I was first introduced to economics as a discipline in the Spring of 1972 when the country was suffering from the start of what would become our worst bout of inflation. It was mostly spurred on by the oil crisis and the awakening of the oil producing nations led by Saudi Arabia to the fact that they had more economic power than they realized if they banded together to form OPEC and get paid more for this scarce resource that was driving the world economic engine…oil. You could argue that American and British industrialists had invested in all that oil exploitation capacity and deserved to reap the reward, but sovereignty has a way of overtaking capitalism when, as Pearl Buck would say, “the rich get too rich and the poor stay too poor”. What seemed at the time like far-sighted industrial investment turned out to be short-sighted greed on the part of the American and British oil companies and it resulted in expropriation and eventual oligarchical price gouging by OPEC. Hence, inflation began to rear its ugly head. By 1980 inflation and high interest rates were the dominant theme impeding the economy and and that ushered in a sense that we needed to change things up to feel less dismal about our collective economic prospects. Enter Ronald Reagan and his Supply Side economics plan with Art Laffer leading the charge.
The normal course of events for most people is to study one thing in college and then take a job that has nothing to do with what they studied. That turned out not to be the case for me. I double-majored in economics and government and then got my MBA in finance. Strangely enough, my entire career I kept finding more and more use for my coursework in all three disciplines. I recall on my very first solo business roadtrip to Burlington, Vermont that I learned how much I needed my economics in my work. I had prepared diligently for the trip and knew everything about all the clients and prospects and I was solid on each and every product or service that we offered. At lunch on that first day, our largest client in town took me to lunch and the Chairman of the bank started off by asking me what my bank thought about the economic environment. It had never occurred to me to bone up on that current state of the economy and I had to stumble my way through an answer. From that day on, I swore that I would always be up on the global economic situation and always have a point of view (something everyone expects a New York banker to have).
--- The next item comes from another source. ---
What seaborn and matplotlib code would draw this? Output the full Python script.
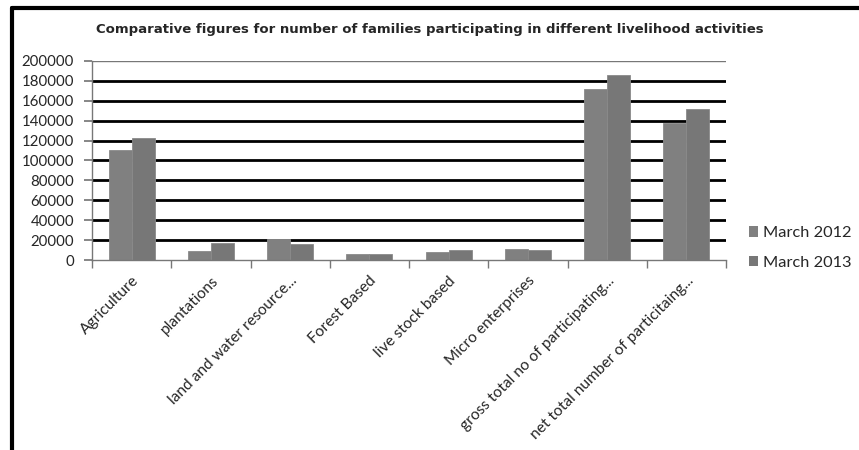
import matplotlib
matplotlib.use("Agg")
import matplotlib.pyplot as plt
import matplotlib.lines as mlines
import matplotlib.patches as mpatches
import seaborn as sns
import pandas as pd

categories = ["Agriculture", "plantations", "land and water resource...", "Forest Based",
              "live stock based", "Micro enterprises", "gross total no of participating...",
              "net total number of particitaing..."]
march_2012 = [111000, 9500, 21000, 6500, 7700, 11000, 171500, 137500]
march_2013 = [123000, 17500, 16500, 6500, 10000, 9700, 186000, 152000]
series_names = ["March 2012", "March 2013"]
yticks = list(range(0, 200001, 20000))

df = pd.DataFrame({
    "category": categories * 2,
    "value": march_2012 + march_2013,
    "series": [series_names[0]] * len(categories) + [series_names[1]] * len(categories),
})

sns.set_theme(style="white")
plt.rcParams["font.family"] = ["Lato", "DejaVu Sans"]

fig = plt.figure(figsize=(8.59, 4.5), dpi=100)
ax = fig.add_axes([92 / 859, 1 - 260 / 450, (726 - 92) / 859, (260 - 61) / 450])

colors = {"March 2012": "#808080", "March 2013": "#777777"}
sns.barplot(data=df, x="category", y="value", hue="series", palette=colors,
            width=0.58, dodge=True, ax=ax, saturation=1, legend=False,
            edgecolor="#8a8a8a", linewidth=0.6)

ax.set_ylim(0, 200000)
ax.set_xlim(-0.5, len(categories) - 0.5)
ax.set_yticks(yticks)
ax.set_yticklabels([str(v) for v in yticks], fontsize=10.8)
ax.set_xlabel("")
ax.set_ylabel("")
for y in yticks[1:-1]:
    ax.axhline(y, color="black", lw=2, zorder=0)
ax.axhline(200000, color="#777777", lw=1, zorder=0)

for s in ["top", "right"]:
    ax.spines[s].set_visible(False)
ax.spines["left"].set_color("#777777")
ax.spines["bottom"].set_color("#777777")
ax.spines["left"].set_linewidth(1)
ax.spines["bottom"].set_linewidth(1)

ax.set_xticks([i + 0.5 for i in range(-1, len(categories))], minor=True)
ax.tick_params(axis="x", which="minor", length=6, direction="out", color="#777777", bottom=True)
ax.tick_params(axis="x", which="major", length=0, pad=10)
ax.tick_params(axis="y", length=6, direction="out", color="#777777", left=True, pad=7)
ax.set_xticks(range(len(categories)))
ax.set_xticklabels(categories, rotation=45, ha="right", rotation_mode="anchor", fontsize=11.2)

fig.text(0.5, 1 - 30 / 450, "Comparative figures for number of families participating in different livelihood activities",
         ha="center", va="center", fontsize=9.5, fontweight="bold", family="DejaVu Sans")

handles = [mpatches.Patch(facecolor=colors[n], edgecolor="none") for n in series_names]
fig.legend(handles, series_names, loc="center left", bbox_to_anchor=(742 / 859, 1 - 248 / 450),
           frameon=False, fontsize=11.8, handlelength=0.6, handleheight=0.6, handletextpad=0.3,
           labelspacing=0.95, borderaxespad=0)

fig.add_artist(mlines.Line2D([12 / 859, 1.0], [1 - 8 / 450, 1 - 8 / 450], color="black", lw=3,
                             transform=fig.transFigure))
fig.add_artist(mlines.Line2D([12 / 859, 12 / 859], [1 - 8 / 450, 0], color="black", lw=3,
                             transform=fig.transFigure))

fig.savefig("out.png", dpi=100)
While I talked about economics almost every day of my career for over 45 years, I usually didn’t talk about it much outside of work. Even with my friends who were in the financial field, I rarely, if ever, talked shop, and especially so when it came to macroeconomic policy. Macroeconomics is intertwined with politics and politics was something I tried hard not to concern myself with too much. I was more or less politically agnostic over those years. I have never been a registered member of either Party. I have voted in thirteen presidential elections at this stage of my life, starting when I was in college. Of those, I voted Democratic 10 times and Republican three times. Those three times were for Reagan and George H.W. Bush. That means that I am complicit in helping Supply Side economics take root as the dominant macroeconomic approach. But I never found macroeconomics coming into my personal life, whether before my Republican period, during or after. But then came Trump.
Trump suddenly changed everything. I have never attended an election night event in my life until 2016. That night, Kim and I had a party at our apartment on Staten Island to celebrate what we thought would be the election of the nation’s first female president. Needless to say, things turned out differently. I can still remember the wet blanket that was over the crowd as they filtered out of our gathering as the election results were coming in and turning more and more in favor of Trump. My protective mechanism had me suggesting that Trump would move more mainstream and not be as bad as all his campaign rhetoric implied. I now admit that I was very, very wrong. Since then, on an increasing basis, politics and macroeconomic policy has entered my regular personal conversations to the extreme.
That situation is now getting to a new level. I have been so concerned about what Trump would do in a second term, were he to prevail in 2024, and so impressed with what Biden has done in the three years of his presidency, that politics and macroeconomics have come center stage in my daily consciousness in a way unlike ever before. My recent discussions with conservative friends has made me increasingly aware of the conundrum with the dismal science. Today it was announced that the employment numbers were twice as good as the market was expecting. This incredibly strong performance was not a fluke, but rather a continuation of ongoing strong economic news. To my and many finance and economics followers’ way of thinking, Bidenomics has been a raging success both economically and socially. I don’t say politically because the right-leaning crowd and the uninitiated common man simply can’t figure it out. They so want it not to be so or else can’t feel it in their pocketbook, that they are knee-jerking by saying that these strong economic results are bad in that they are somehow overstimulating the economy and what, likely to cause more inflation and mounting national debt to burden future generations?
And that’s the conundrum. Give the economy too much steam and it overheats and causes inflation and rising interest rates as the Fed tries to counterbalance it. Give it too little momentum and we have a deflationary environment where earning stagnate and people go unemployed or underemployed and the general misery index rises. Tax too much and people feel demotivated at the margin. Cut taxes too much and deficits grow as social programs and fiscal spending languishes and the misery index goes up. Underinvest in capital spending and infrastructure and the engine sputters to a halt. Overinvest in capital spending and infrastructure and you risk wasting money or overheating the economy. What to do? You know the answer if even if you never took an economics course. You have to invest in capital spending and infrastructure if you want a growth economy and everyone wants growth. But you have to do it judiciously and be sure that its impactful. Supply Side economics is now throughly debunked after forty years of evidence that it simply doesn’t work and trickles next to nothing down. Keynesianism and what is getting called demand side economics to contrast it, but is mostly fiscal impetus is proving to be highly successful,just was it was for fifty years before Reaganomics (excluding the time in the 70’s when the oil shock turned everything on its head). The problem is that it takes people (in this case people on the conservative right) a long time to grasp and accept that reality because the opposite is both so ingrained and so seemingly self-serving. The econometrics are clear and . Even the self-interest is empirically provable to be wrong-minded. They will come around in time, but our divisive political environment make it hard to say when.